How the Networks Promoted the Biggest Spending Bill in History: Executive Summary

In a few short months, the term “stimulus” went from a $175-billion campaign promise to the most-expensive law ever passed by Congress. Nearly $800 billion of special interest funding, healthcare plans and precious little infrastructure made up the final agreement.

New President Obama had strong majorities in both the House and Senate to push his massive stimulus bill through. But he had another advantage – the same news media that helped him get elected was covering the “bold” push for a stimulus plan. Two broadcast networks – ABC and NBC – showed particularly strong support for the president by relying on pro-stimulus voices by a more-than 2-to-1 ratio (139 to 56). As reporter Scott Cohn told the NBC “Nightly News” audience about a struggling Indiana community. “Economic stimulus isn’t just a political debate around here. It could be a matter of survival.”

The Media Research Center’s Business & Media Institute looked at all 176 stimulus stories on the three broadcast network evening news shows from Nov. 4, 2008 when Obama was elected, through Feb. 10, when the Senate approved the initial stimulus plan. Here are some additional findings:

  • Networks Refuse to Explain the Most Important Question: Almost completely absent from the reporting was how the president and Congress intended to pay for the stimulus. Many stories included criticism of the size of the package, but only three across all three networks discussed that such a plan might involve either cutting programs or raising taxes. That’s less than 2 percent of the stories.
  • ABC, CBS, NBC Biased in Picking Stimulus Spokesmen: All three broadcast networks favored pro-stimulus speakers – the president and his wife, congressmen, mayors and ordinary citizens – more than any who dared critique the stimulus package. Supporters outnumbered critics by a total of more than 2-to-1 for the three networks.
  • Anti-Stimulus Economic Experts Forgotten: The Cato Institute ran an ad with more than 250 economists who opposed the stimulus package. Not one of them was interviewed during this study period. Pro-stimulus economists outnumbered those who questioned the package by a ratio of 5-to-1 (15 to 3). Liberal economist and New York Times columnist Paul Krugman appeared five times – sticking to a theme that the economy is “desperately in need of life support.”
  • ABC the Worst: ABC’s slanted use of economic “experts” made it the worst of the three networks covering the debate. Pro-stimulus economists outnumbered opponents 9-to-1. One ABC story quoted three economists – none of whom graded the stimulus package lower than a B.
  • CBS the Best: CBS wasn’t perfect. It relied on pro-stimulus voices 59 percent of the time. But that was far better than its opposition. In February, as the battle was nearing a vote, the network showed an exactly even mix of positive and negative views. Reporter Chip Reid did a good job keeping the stories balanced.
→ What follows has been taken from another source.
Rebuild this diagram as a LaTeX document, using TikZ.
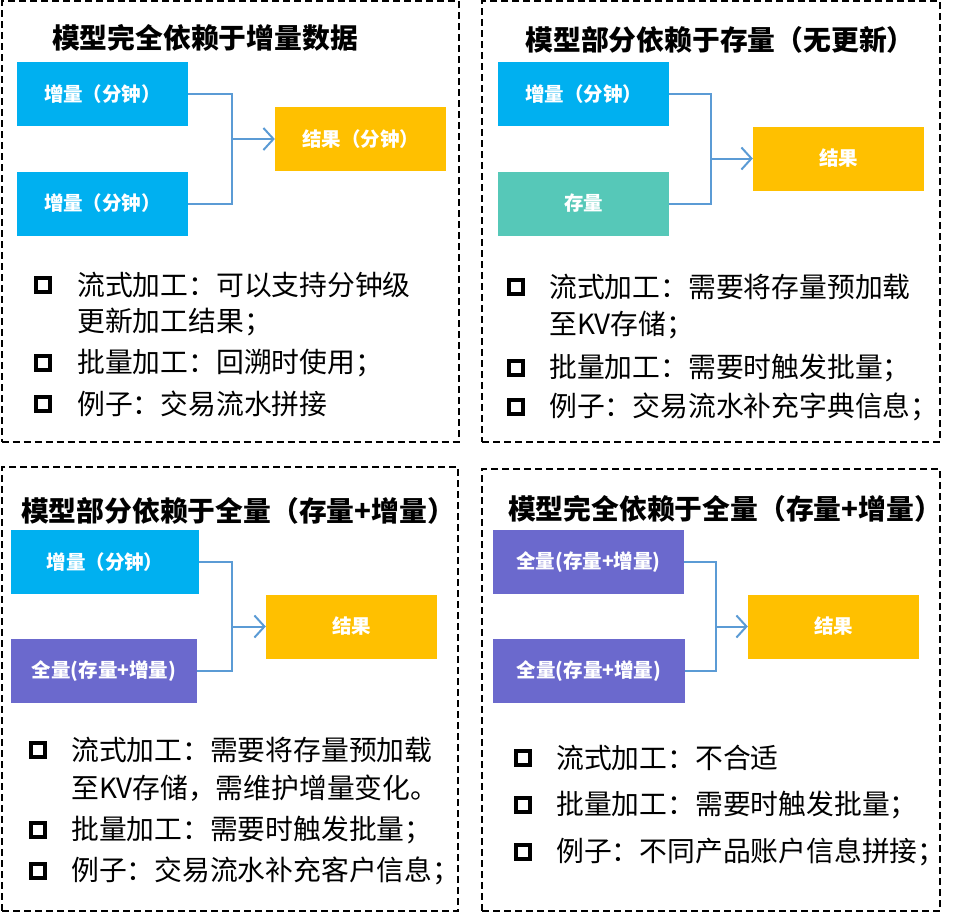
\documentclass[tikz,border=0pt]{standalone}
\usepackage{fontspec}
\setmainfont{Noto Sans CJK SC}
\usetikzlibrary{arrows.meta}
\definecolor{cblue}{HTML}{00B0F0}
\definecolor{cyellow}{HTML}{FFC000}
\definecolor{cteal}{HTML}{56C8B8}
\definecolor{cpurple}{HTML}{6B69CD}
\definecolor{cline}{HTML}{5B9BD5}
\tikzset{
  frame/.style={draw=black, line width=2pt, dash pattern=on 7pt off 4pt},
  title/.style={font=\fontsize{27.8}{32}\selectfont\bfseries, inner sep=0pt},
  box/.style={minimum width=171pt, minimum height=64pt, inner sep=0pt, text=white, font=\fontsize{19.5}{23}\selectfont\bfseries},
  conn/.style={draw=cline, line width=2pt},
  arr/.style={-{Straight Barb[length=10pt,width=22pt,line width=2pt]}},
  bul/.style={draw=black, line width=3.5pt, minimum size=14pt, inner sep=0pt},
  txt/.style={anchor=west, inner sep=0pt, font=\fontsize{27.8}{32}\selectfont}
}
\begin{document}
\begin{tikzpicture}[x=1pt,y=-1pt]
\useasboundingbox (0,0) rectangle (962,913);
% frames
\node[frame, minimum width=457pt, minimum height=441pt, inner sep=0pt] (f1) at (230,221.5) {};
\node[frame, minimum width=458pt, minimum height=441pt, inner sep=0pt] (f2) at (711,221.5) {};
\node[frame, minimum width=456pt, minimum height=444pt, inner sep=0pt] (f3) at (230,689) {};
\node[frame, minimum width=458pt, minimum height=442pt, inner sep=0pt] (f4) at (711,690) {};

% panel 1
\node[title] (t1) at (205,38) {模型完全依赖于增量数据};
\node[box, fill=cblue] (a1) at (102.5,94) {增量（分钟）};
\node[box, fill=cblue] (b1) at (102.5,203.5) {增量（分钟）};
\node[box, fill=cyellow] (r1) at (360.5,139) {结果（分钟）};
\coordinate (j1) at (232,139);
\draw[conn] (a1.east) -| (j1) |- (b1.east);
\draw[conn, arr] (j1) -- (r1.west);
\node[bul] (p1a) at (43,285) {};
\node[txt] (p1l1) at (77,285) {流式加工：可以支持分钟级};
\node[txt] (p1l2) at (77,322) {更新加工结果；};
\node[bul] (p1b) at (43,363) {};
\node[txt] (p1l3) at (77,363) {批量加工：回溯时使用；};
\node[bul] (p1c) at (43,404) {};
\node[txt] (p1l4) at (77,404) {例子：交易流水拼接};

% panel 2
\node[title] (t2) at (720,40) {模型部分依赖于存量（无更新）};
\node[box, fill=cblue] (a2) at (583.5,94) {增量（分钟）};
\node[box, fill=cteal] (b2) at (583.5,203.5) {存量};
\node[box, fill=cyellow] (r2) at (838.5,158.5) {结果};
\coordinate (j2) at (711,158.5);
\draw[conn] (a2.east) -| (j2) |- (b2.east);
\draw[conn, arr] (j2) -- (r2.west);
\node[bul] (p2a) at (516,287) {};
\node[txt] (p2l1) at (549,287) {流式加工：需要将存量预加载};
\node[txt] (p2l2) at (549,325) {至KV存储；};
\node[bul] (p2b) at (516,368) {};
\node[txt] (p2l3) at (549,368) {批量加工：需要时触发批量；};
\node[bul] (p2c) at (516,407) {};
\node[txt] (p2l4) at (549,407) {例子：交易流水补充字典信息；};

% panel 3
\node[title] (t3) at (238,511) {模型部分依赖于全量（存量+增量）};
\node[box, fill=cblue, minimum width=188pt] (a3) at (105,562) {增量（分钟）};
\node[box, fill=cpurple, minimum width=186pt] (b3) at (104,671) {全量(存量+增量)};
\node[box, fill=cyellow] (r3) at (351.5,626.5) {结果};
\coordinate (j3) at (232,626.5);
\draw[conn] (a3.east) -| (j3) |- (b3.east);
\draw[conn, arr] (j3) -- (r3.west);
\node[bul] (p3a) at (38,750) {};
\node[txt] (p3l1) at (71,750) {流式加工：需要将存量预加载};
\node[txt] (p3l2) at (71,788) {至KV存储，需维护增量变化。};
\node[bul] (p3b) at (38,830) {};
\node[txt] (p3l3) at (71,830) {批量加工：需要时触发批量；};
\node[bul] (p3c) at (38,871) {};
\node[txt] (p3l4) at (71,871) {例子：交易流水补充客户信息；};

% panel 4
\node[title] (t4) at (725,509) {模型完全依赖于全量（存量+增量）};
\node[box, fill=cpurple, minimum width=191pt] (a4) at (588.5,562) {全量(存量+增量)};
\node[box, fill=cpurple, minimum width=192pt] (b4) at (589,671) {全量(存量+增量)};
\node[box, fill=cyellow] (r4) at (833.5,626.5) {结果};
\coordinate (j4) at (716,626.5);
\draw[conn] (a4.east) -| (j4) |- (b4.east);
\draw[conn, arr] (j4) -- (r4.west);
\node[bul] (p4a) at (523,758) {};
\node[txt] (p4l1) at (556,758) {流式加工：不合适};
\node[bul] (p4b) at (523,805) {};
\node[txt] (p4l2) at (556,805) {批量加工：需要时触发批量；};
\node[bul] (p4c) at (523,852) {};
\node[txt] (p4l3) at (556,852) {例子：不同产品账户信息拼接；};
\end{tikzpicture}
\end{document}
While the stimulus battle appears over, the economic problems are not and other similar votes may follow. Here are some recommendations for the networks to improve their coverage: 

  • Ask How We Are Going to Pay for It: The stimulus bill is the most-expensive in history – yet only three stories out of 178 even raised the issue. Only one piece by ABC actually attempted to address the long-term fiscal impact. Journalists have an obligation to ask the most basic questions, including how we are going to pay for it and when.
  • Not Every Issue Is Left or Right: At different times in the stimulus debate conservatives and liberals questioned the spending, but this wasn’t about those sides. Those for and against the package were not represented equally. Reporters have to balance supporters and opponents, not just political parties to give criticism a fair hearing.
  • Expand the Rolodex of Economists: One of the biggest flaws in the reporting was a reliance on TV-friendly economists – most of whom strongly supported the stimulus package. There were others – hundreds just in one advertisement that ran in major newspapers – who opposed the entire package. Not one of them was quoted.
  • Avoid Shallow Sound-Bite Reporting on the Economy: The economy is too complex for shorthand descriptions. Typically, economists disagree about how good or bad the U.S. financial picture truly is. Modern-day journalists have no trouble including the negative, but need to make an effort to give audiences a more balanced view.